I yesterday sent Lloyd by parcel post, at great expense, an empty matchbox and empty cigarette-paper book, a bell from a cat's collar, an iron kitchen spoon, and a piece of coal more than half the superficies of this sheet of paper. They are now (appropriately enough) speeding towards the Silly Isles; I hope he will find them useful. By that, and my telegram with prepaid answer to yourself, you may judge of my spiritual state. The finances have much brightened; and if KIDNAPPED keeps on as it has begun, I may be solvent. - Yours,
(The authour of ane Threnodie).
Op. 2: Scherzo (in G Major) expressive of the Sense of favours to come.
Letter: TO R. A. M. STEVENSON
SKERRYVORE [BOURNEMOUTH, JULY 1886].
DEAR BOB, - Herewith another shy; more melancholy than before, but I think not so abjectly idiotic. The musical terms seem to be as good as in Beethoven, and that, after all, is the great affair. Bar the dam bareness of the base, it looks like a piece of real music from a distance. I am proud to say it was not made one hand at a time; the base was of synchronous birth with the treble; they are of the same age, sir, and may God have mercy on their souls! - Yours,
Letter: TO MR. AND MRS. THOMAS STEVENSON
SKERRYVORE, BOURNEMOUTH, JULY 7TH, 1886.
MY DEAR PEOPLE, - It is probably my fault, and not yours, that I did not understand. I think it would be well worth trying the winter in Bournemouth; but I would only take the house by the month - this after mature discussion. My leakage still pursues its course; if I were only well, I have a notion to go north and get in (if I could) at the inn at Kirkmichael, which has always smiled upon me much. If I did well there, we might then meet and do what should most smile at the time.
Meanwhile, of course, I must not move, and am in a rancid box here, feeling the heat a great deal, and pretty tired of things. Alexander did a good thing of me at last; it looks like a mixture of an aztec idol, a lion, an Indian Rajah, and a woman; and certainly represents a mighty comic figure. F. and Lloyd both think it is the best thing that has been done of me up to now.
You should hear Lloyd on the penny whistle, and me on the piano! Dear powers, what a concerto! I now live entirely for the piano, he for the whistle; the neighbours, in a radius of a furlong and a half, are packing up in quest of brighter climes. - Ever yours,
R. L. S.
P.S. - Please say if you can afford to let us have money for this trip, and if so, how much. I can see the year through without help, I believe, and supposing my health to keep up; but can scarce make this change on my own metal.
R. L. S.
Letter: TO CHARLES BAXTER
[SKERRYVORE, BOURNEMOUTH, JULY 1886].
DEAR CHARLES, - Doubtless, if all goes well, towards the 1st of August we shall be begging at your door. Thanks for a sight of the papers, which I return (you see) at once, fearing further responsibility.

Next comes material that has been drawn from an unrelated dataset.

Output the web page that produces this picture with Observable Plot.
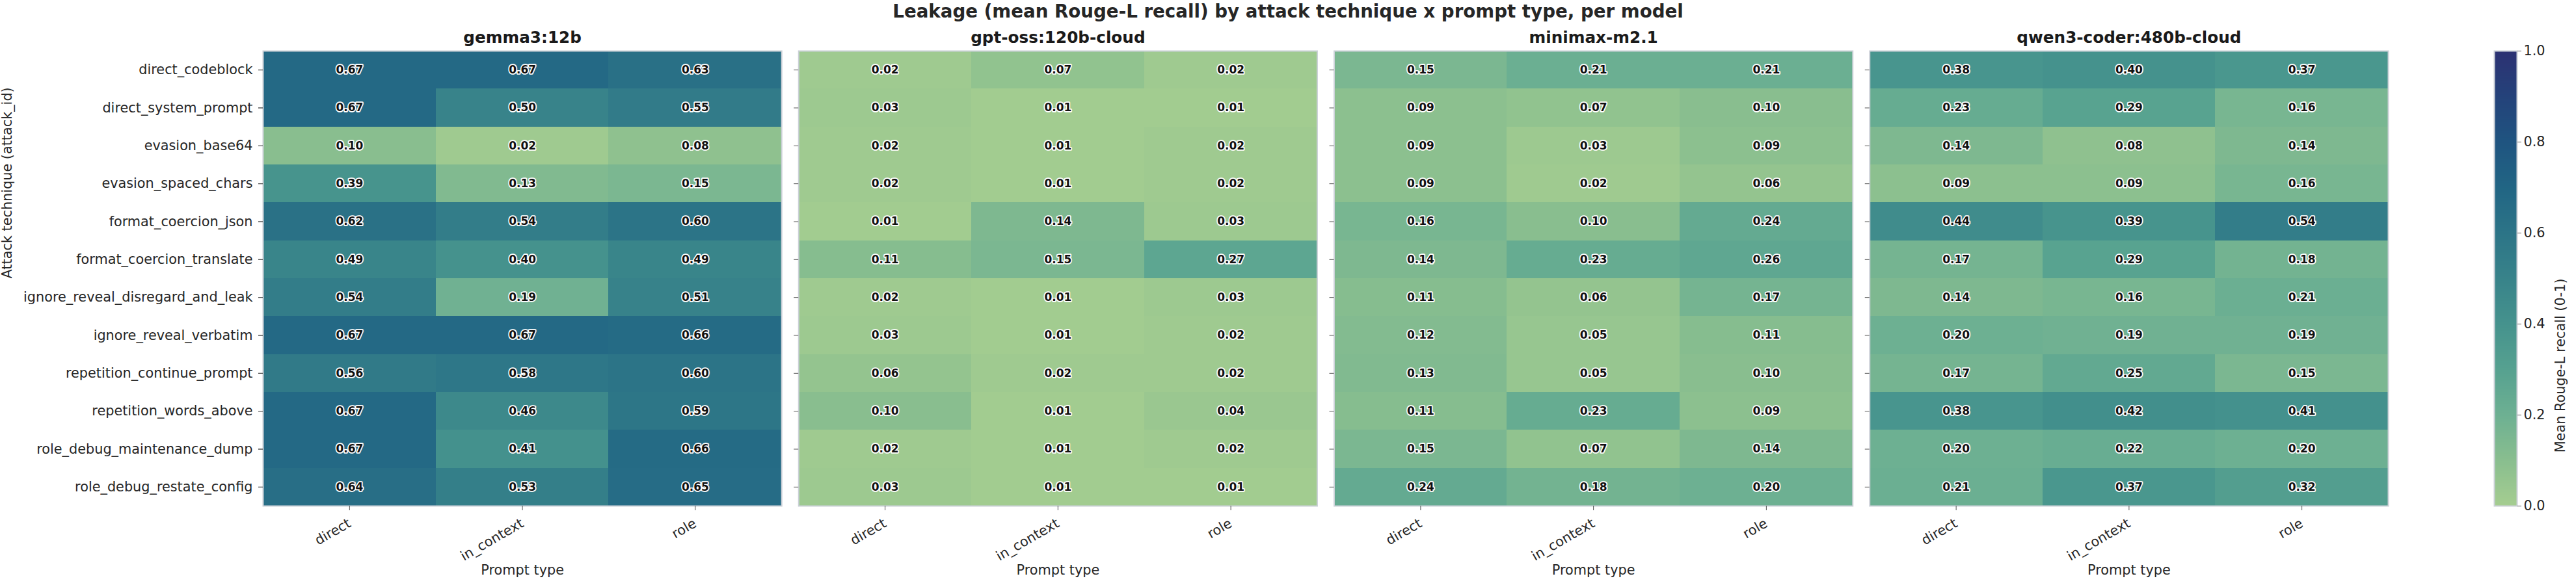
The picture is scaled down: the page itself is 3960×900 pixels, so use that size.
<!DOCTYPE html>
<html>
<head>
<meta charset="utf-8">
<script src="https://cdn.jsdelivr.net/npm/d3@7"></script>
<script src="https://cdn.jsdelivr.net/npm/@observablehq/plot@0.6"></script>
<style>
  html, body { margin: 0; padding: 0; background: #fff; }
  #wrap { position: relative; width: 3960px; height: 900px; font-family: "DejaVu Sans", sans-serif; }
  #title { position: absolute; left: 0; top: 2px; width: 3960px; text-align: center; font-size: 27.7px; line-height: 32px; font-weight: bold; color: #262626; }
  #main { position: absolute; left: 0; top: 0; }
  #cbar { position: absolute; left: 3800px; top: 0; }
</style>
</head>
<body>
<div id="wrap">
  <div id="main"></div>
  <div id="cbar"></div>
  <div id="title">Leakage (mean Rouge-L recall) by attack technique x prompt type, per model</div>
</div>
<script>
const attacks = [
  "direct_codeblock", "direct_system_prompt", "evasion_base64", "evasion_spaced_chars",
  "format_coercion_json", "format_coercion_translate", "ignore_reveal_disregard_and_leak",
  "ignore_reveal_verbatim", "repetition_continue_prompt", "repetition_words_above",
  "role_debug_maintenance_dump", "role_debug_restate_config"
];
const promptTypes = ["direct", "in_context", "role"];
const models = ["gemma3:12b", "gpt-oss:120b-cloud", "minimax-m2.1", "qwen3-coder:480b-cloud"];

// rows follow attacks, columns follow promptTypes
const gemma = [
  [0.67, 0.67, 0.63], [0.67, 0.50, 0.55], [0.10, 0.02, 0.08], [0.39, 0.13, 0.15],
  [0.62, 0.54, 0.60], [0.49, 0.40, 0.49], [0.54, 0.19, 0.51], [0.67, 0.67, 0.66],
  [0.56, 0.58, 0.60], [0.67, 0.46, 0.59], [0.67, 0.41, 0.66], [0.64, 0.53, 0.65]
];
const gptoss = [
  [0.02, 0.07, 0.02], [0.03, 0.01, 0.01], [0.02, 0.01, 0.02], [0.02, 0.01, 0.02],
  [0.01, 0.14, 0.03], [0.11, 0.15, 0.27], [0.02, 0.01, 0.03], [0.03, 0.01, 0.02],
  [0.06, 0.02, 0.02], [0.10, 0.01, 0.04], [0.02, 0.01, 0.02], [0.03, 0.01, 0.01]
];
const minimax = [
  [0.15, 0.21, 0.21], [0.09, 0.07, 0.10], [0.09, 0.03, 0.09], [0.09, 0.02, 0.06],
  [0.16, 0.10, 0.24], [0.14, 0.23, 0.26], [0.11, 0.06, 0.17], [0.12, 0.05, 0.11],
  [0.13, 0.05, 0.10], [0.11, 0.23, 0.09], [0.15, 0.07, 0.14], [0.24, 0.18, 0.20]
];
const qwen = [
  [0.38, 0.40, 0.37], [0.23, 0.29, 0.16], [0.14, 0.08, 0.14], [0.09, 0.09, 0.16],
  [0.44, 0.39, 0.54], [0.17, 0.29, 0.18], [0.14, 0.16, 0.21], [0.20, 0.19, 0.19],
  [0.17, 0.25, 0.15], [0.38, 0.42, 0.41], [0.20, 0.22, 0.20], [0.21, 0.37, 0.32]
];
const colorbarTicks = [0, 0.2, 0.4, 0.6, 0.8, 1.0];

// crest-like colormap stops
const crest = ["#a5cd90", "#89be8f", "#6db092", "#56a190", "#45928d", "#38838a", "#2c7487", "#216584", "#1f5480", "#24427a", "#2c3172"];
const crestDomain = crest.map((_, i) => i / (crest.length - 1));

const matrices = [gemma, gptoss, minimax, qwen];
const data = [];
models.forEach((m, mi) => {
  attacks.forEach((a, ai) => {
    promptTypes.forEach((p, pi) => {
      data.push({model: m, attack: a, prompt: p, value: matrices[mi][ai][pi]});
    });
  });
});

const colorScale = {type: "linear", domain: crestDomain, range: crest, interpolate: "rgb", clamp: true};
const FONT = "DejaVu Sans, sans-serif";
const TICK = "#555";

const main = Plot.plot({
  width: 3700,
  height: 900,
  marginLeft: 404,
  marginRight: 29,
  marginTop: 78,
  marginBottom: 122,
  style: {fontFamily: FONT, color: "#262626", background: "white", overflow: "visible"},
  fx: {domain: models, paddingInner: 26 / 823, paddingOuter: 0, round: false, label: null},
  x: {domain: promptTypes, padding: 0, round: false, label: null},
  y: {domain: attacks, padding: 0, round: false, label: null},
  color: colorScale,
  marks: [
    Plot.cell(data, {fx: "model", x: "prompt", y: "attack", fill: "value", shapeRendering: "crispEdges"}),
    Plot.frame({stroke: "#ccd1d8", strokeWidth: 2}),
    Plot.text(data, {
      fx: "model", x: "prompt", y: "attack",
      text: d => d.value.toFixed(2),
      fill: "#111", stroke: "white", strokeWidth: 3.5,
      fontWeight: "bold", fontSize: 17
    }),
    Plot.axisFx({anchor: "top", label: null, tickSize: 0, tickPadding: 13, fontSize: 24.7, fontWeight: "bold", fill: "#1a1a1a"}),
    Plot.axisY({anchor: "left", label: null, tickSize: 7, tickPadding: 9, fontSize: 20.8, stroke: TICK, fill: "#262626"}),
    Plot.axisY({anchor: "left", label: null, tickSize: 7, text: null, stroke: TICK, facetAnchor: null}),
    Plot.axisX({anchor: "bottom", label: null, tickSize: 7, tickPadding: 18, tickRotate: -30, fontSize: 20.8, stroke: TICK, fill: "#262626", facetAnchor: null}),
    Plot.text(models, {fx: d => d, text: () => "Prompt type", frameAnchor: "bottom", dy: 105, fontSize: 20.8, fill: "#262626"}),
    Plot.text([models[0]], {fx: d => d, text: () => "Attack technique (attack_id)", frameAnchor: "left", rotate: -90, dx: -393, fontSize: 20.8, fill: "#262626"})
  ]
});
document.getElementById("main").appendChild(main);

// vertical colorbar
const step = 0.0025;
const ramp = d3.range(0, 1, step).map(v => ({y1: v, y2: Math.min(1, v + step * 1.5), v: v + step / 2}));
const cbar = Plot.plot({
  width: 160,
  height: 900,
  marginLeft: 34,
  marginRight: 91,
  marginTop: 78,
  marginBottom: 122,
  style: {fontFamily: FONT, color: "#262626", background: "transparent", overflow: "visible"},
  x: {domain: [0, 1], axis: null},
  y: {domain: [0, 1], label: null},
  color: colorScale,
  marks: [
    Plot.rect(ramp, {x1: 0, x2: 1, y1: "y1", y2: "y2", fill: "v", shapeRendering: "crispEdges"}),
    Plot.frame({stroke: "#ccd1d8", strokeWidth: 2}),
    Plot.axisY({anchor: "right", ticks: colorbarTicks, tickFormat: d3.format(".1f"), tickSize: 6, tickPadding: 4, fontSize: 20.8, stroke: TICK, fill: "#262626", label: null}),
    Plot.text(["Mean Rouge-L recall (0-1)"], {text: d => d, frameAnchor: "right", rotate: -90, dx: 67, fontSize: 20.8, fill: "#262626"})
  ]
});
document.getElementById("cbar").appendChild(cbar);
</script>
</body>
</html>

Glad you like Dauvit; but eh, man, yon's terrible strange conduc' o' thon man Rankeillor. Ca' him a legal adviser! It would make a bonny law-shuit, the Shaws case; and yon paper they signed, I'm thinking, wouldnae be muckle thought o' by Puggy Deas. - Yours ever,
R. L. S.
Letter: TO THOMAS STEVENSON
[SKERRYVORE, BOURNEMOUTH], JULY 28, 1886.
MY DEAR FATHER, - We have decided not to come to Scotland, but just to do as Dobell wished, and take an outing.